Between the four of us, there was no major entree group left unordered: fish, beef, pork, and pasta all made its way to our table. But first came the appetizers. What a surprise: Matt ordered and thoroughly enjoyed La Villa’s spicy crab cakes (he always does). Robert took advantage of the night’s special appetizer – tiger shrimp on greens with goat cheese and almonds…and he was nice enough to send a plump, meaty shrimp over to my plate – even without my asking! Once again, I overdid it with LaVilla’s fabulous bread and dipping oil. There would be no dessert for me.
Kara and I both selected classic pasta dishes. She chose the linguini with sweet Italian sausage, peppers, onions, and mushrooms. I wanted to try the linguini with meatballs, one of the few dishes I had not sampled at La Villa to date. Here is a good opportunity to mention that the beef served at La Villa comes from Boyden Farms in Cambridge and the pork makes its way to the table from Maple Wind Farm in Huntington. Although we didn’t order it, La Villa’s popular pan-seared chicken breast is from another local farm down the road at Misty Knoll.
I had a chance to taste the grilled pork tenderloin (Robert again was kind enough to share). It was flavorful and well grilled, served with a medley of roasted root vegetables. Given that the Grist’s hail from West Virginia, I was curious as to their take on the cornbread served alongside the pork. Nowhere near traditional, but this sweet moist rendition of a southern classic received thumbs up around the table. I later asked the chef for the corn bread secret, but all he would share was the recipe was Adam Spell’s.

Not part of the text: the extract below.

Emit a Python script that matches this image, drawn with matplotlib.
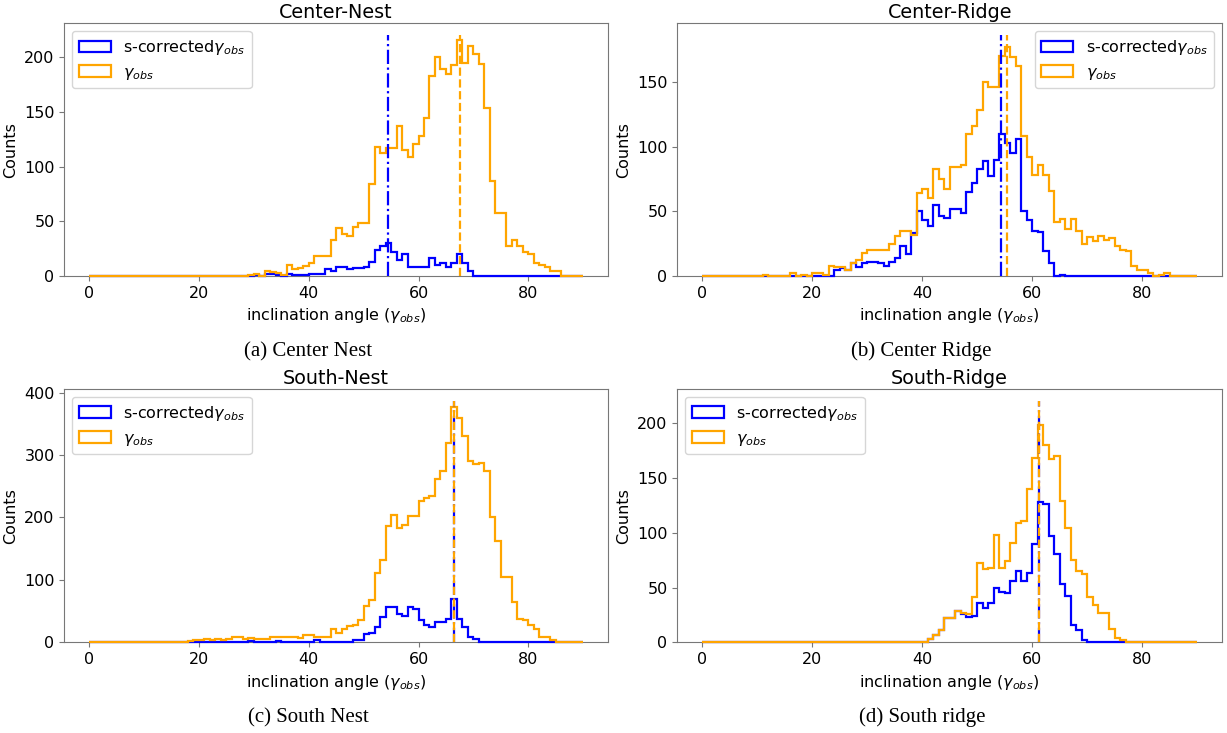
import numpy as np
import matplotlib
matplotlib.use("agg")
import matplotlib.pyplot as plt

# 1-degree bins from 0 to 90, list index = lower edge of the bin
edges = np.arange(0, 91)

center_nest_obs = [
    0, 0, 0, 0, 0, 0, 0, 0, 0, 0,
    0, 0, 0, 0, 0, 0, 0, 0, 0, 0,
    0, 0, 0, 0, 0, 0, 0, 0, 0, 1,
    2, 0, 5, 4, 3, 1, 10, 6, 7, 9,
    12, 18, 18, 18, 33, 44, 38, 37, 45, 48,
    48, 84, 118, 112, 117, 117, 137, 115, 109, 121,
    128, 144, 183, 200, 189, 185, 193, 216, 195, 210,
    203, 194, 154, 87, 58, 58, 27, 33, 27, 22,
    20, 12, 10, 8, 5, 5, 0, 0, 0, 0,
]
center_nest_cor = [
    0, 0, 0, 0, 0, 0, 0, 0, 0, 0,
    0, 0, 0, 0, 0, 0, 0, 0, 0, 0,
    0, 0, 0, 0, 0, 0, 0, 0, 0, 0,
    1, 0, 2, 2, 1, 0, 2, 1, 1, 1,
    2, 2, 2, 6, 5, 8, 8, 6, 7, 7,
    8, 13, 24, 27, 30, 22, 15, 20, 8, 8,
    8, 8, 16, 10, 12, 8, 12, 20, 12, 5,
    0, 0, 0, 0, 0, 0, 0, 0, 0, 0,
    0, 0, 0, 0, 0, 0, 0, 0, 0, 0,
]
center_ridge_obs = [
    0, 0, 0, 0, 0, 0, 0, 0, 0, 0,
    0, 1, 0, 0, 0, 0, 2, 0, 1, 0,
    2, 2, 1, 8, 7, 7, 5, 10, 12, 18,
    20, 20, 20, 20, 25, 31, 35, 35, 32, 64,
    67, 60, 83, 75, 67, 84, 84, 86, 110, 116,
    128, 150, 146, 146, 170, 177, 169, 162, 108, 92,
    78, 86, 78, 66, 42, 44, 36, 44, 35, 25,
    30, 27, 31, 28, 29, 23, 20, 19, 8, 5,
    5, 2, 0, 1, 2, 0, 0, 0, 0, 0,
]
center_ridge_cor = [
    0, 0, 0, 0, 0, 0, 0, 0, 0, 0,
    0, 0, 0, 0, 0, 0, 0, 0, 0, 0,
    0, 0, 0, 0, 5, 6, 5, 10, 7, 10,
    11, 11, 10, 8, 11, 14, 23, 17, 33, 50,
    43, 39, 55, 46, 45, 52, 52, 49, 65, 72,
    83, 89, 77, 90, 110, 103, 95, 106, 50, 43,
    35, 34, 19, 10, 0, 1, 0, 0, 0, 0,
    0, 0, 0, 0, 0, 0, 0, 0, 0, 0,
    0, 0, 0, 0, 0, 0, 0, 0, 0, 0,
]
south_nest_obs = [
    0, 1, 0, 1, 1, 0, 1, 0, 0, 1,
    1, 0, 1, 0, 0, 1, 1, 0, 2, 3,
    3, 6, 3, 5, 4, 5, 8, 9, 5, 7,
    5, 5, 6, 8, 9, 8, 9, 8, 7, 12,
    11, 9, 8, 8, 21, 15, 21, 26, 28, 36,
    58, 67, 111, 132, 186, 204, 183, 188, 202, 202,
    227, 231, 234, 261, 275, 320, 377, 359, 331, 291,
    286, 287, 275, 201, 163, 105, 105, 65, 37, 35,
    28, 22, 8, 8, 4, 0, 0, 1, 0, 0,
]
south_nest_cor = [
    0, 0, 0, 0, 0, 0, 0, 0, 0, 0,
    0, 0, 0, 0, 0, 0, 0, 0, 0, 0,
    0, 0, 1, 0, 0, 1, 0, 1, 0, 2,
    1, 0, 1, 0, 2, 1, 1, 0, 1, 1,
    1, 3, 1, 1, 1, 1, 1, 1, 4, 3,
    14, 15, 24, 40, 56, 57, 45, 42, 56, 54,
    36, 28, 24, 33, 33, 38, 69, 37, 24, 9,
    6, 0, 0, 0, 0, 0, 0, 0, 0, 0,
    0, 0, 0, 0, 0, 0, 0, 0, 0, 0,
]
south_ridge_obs = [
    0, 0, 0, 0, 0, 0, 0, 0, 0, 0,
    0, 0, 0, 0, 0, 0, 0, 0, 0, 0,
    0, 0, 0, 0, 0, 0, 0, 0, 0, 0,
    0, 0, 0, 0, 0, 0, 0, 0, 0, 0,
    0, 3, 7, 11, 22, 22, 29, 27, 26, 41,
    72, 67, 68, 98, 68, 74, 91, 109, 111, 140,
    168, 198, 180, 167, 170, 129, 104, 75, 65, 62,
    41, 34, 27, 27, 12, 4, 2, 0, 0, 0,
    0, 0, 0, 0, 0, 0, 0, 0, 0, 0,
]
south_ridge_cor = [
    0, 0, 0, 0, 0, 0, 0, 0, 0, 0,
    0, 0, 0, 0, 0, 0, 0, 0, 0, 0,
    0, 0, 0, 0, 0, 0, 0, 0, 0, 0,
    0, 0, 0, 0, 0, 0, 0, 0, 0, 0,
    0, 3, 7, 11, 22, 22, 29, 26, 23, 24,
    36, 31, 36, 50, 46, 45, 56, 65, 56, 63,
    90, 128, 126, 97, 81, 53, 42, 16, 11, 2,
    0, 0, 0, 0, 0, 0, 0, 0, 0, 0,
    0, 0, 0, 0, 0, 0, 0, 0, 0, 0,
]

titles = ["Center-Nest", "Center-Ridge", "South-Nest", "South-Ridge"]
captions = ["(a) Center Nest", "(b) Center Ridge", "(c) South Nest", "(d) South ridge"]
obs_sets = [center_nest_obs, center_ridge_obs, south_nest_obs, south_ridge_obs]
cor_sets = [center_nest_cor, center_ridge_cor, south_nest_cor, south_ridge_cor]
# median angles and the height of the marker lines
cor_median = [54.5, 54.3, 66.5, 61.3]
obs_median = [67.6, 55.4, 66.5, 61.3]
line_top = [220, 186, 386, 220]
legend_loc = ["upper left", "upper right", "upper left", "upper left"]

plt.rcParams["font.size"] = 11.5
plt.rcParams["axes.titlesize"] = 13.8
plt.rcParams["axes.edgecolor"] = "#777777"
plt.rcParams["xtick.color"] = "#777777"
plt.rcParams["ytick.color"] = "#777777"
plt.rcParams["xtick.labelcolor"] = "black"
plt.rcParams["ytick.labelcolor"] = "black"

fig = plt.figure(figsize=(12.27, 7.33), dpi=100)
boxes = [
    [0.0524, 0.6235, 0.4431, 0.3447],
    [0.5520, 0.6235, 0.4439, 0.3447],
    [0.0524, 0.1237, 0.4431, 0.3452],
    [0.5520, 0.1237, 0.4439, 0.3452],
]
cap_pos = [(0.2514, 0.5143), (0.7506, 0.5143), (0.2514, 0.0150), (0.7520, 0.0150)]

centers = edges[:-1] + 0.5
for i in range(4):
    ax = fig.add_axes(boxes[i])
    # drawn above the spines and unclipped so empty bins show along the baseline
    _, _, cor_patch = ax.hist(centers, bins=edges, weights=cor_sets[i], histtype="step",
                              zorder=3, color="blue", linewidth=1.6,
                              label=r"s-corrected$\gamma_{obs}$")
    _, _, obs_patch = ax.hist(centers, bins=edges, weights=obs_sets[i], histtype="step",
                              zorder=3, color="orange", linewidth=1.6,
                              label=r"$\gamma_{obs}$")
    for p in list(cor_patch) + list(obs_patch):
        p.set_clip_on(False)
    ax.vlines(cor_median[i], 0, line_top[i], colors="blue", linestyles="-.",
              linewidth=1.6, zorder=3)
    ax.vlines(obs_median[i], 0, line_top[i], colors="orange", linestyles="--",
              linewidth=1.6, zorder=3)
    ax.set_title(titles[i], pad=3.5)
    ax.set_xlabel(r"inclination angle ($\gamma_{obs}$)")
    ax.set_ylabel("Counts")
    ax.legend(loc=legend_loc[i])
    fig.text(cap_pos[i][0], cap_pos[i][1], captions[i], ha="center", va="baseline",
             fontfamily="Liberation Serif", fontsize=15)

fig.savefig("out.png", dpi=100)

Matt’s salmon was the only entrée that didn’t originate in Vermont, but the Spell’s go to great lengths to offer organic Scottish salmon as one of their favorite entrees. The fillet came topped with a walnut crust that offered a great textural foil to the soft meaty grilled fish.
Chef Jason Huffine
There is a new face at LaVilla; Chef Jason Huffine. He comes to Shelburne by way of The Frisky Oyster in Greenport, Long Island. A graduate of The Culinary Institute of America, Huffine has relocated to Shelburne along with family members Ann and their five-month-old son Travis. He is bringing his talent for cooking with local harvests to the table at LaVilla. "I’m working with Adam on the new spring menu items [which should be available next week – hopefully after all threats of snow]. We’ll be introducing a few new creations, but keeping our customers’ favorites," said Huffine.
So stop by LaVilla. Say hello to Jason and sample the new items for spring. And see if you can snag that cornbread recipe for me.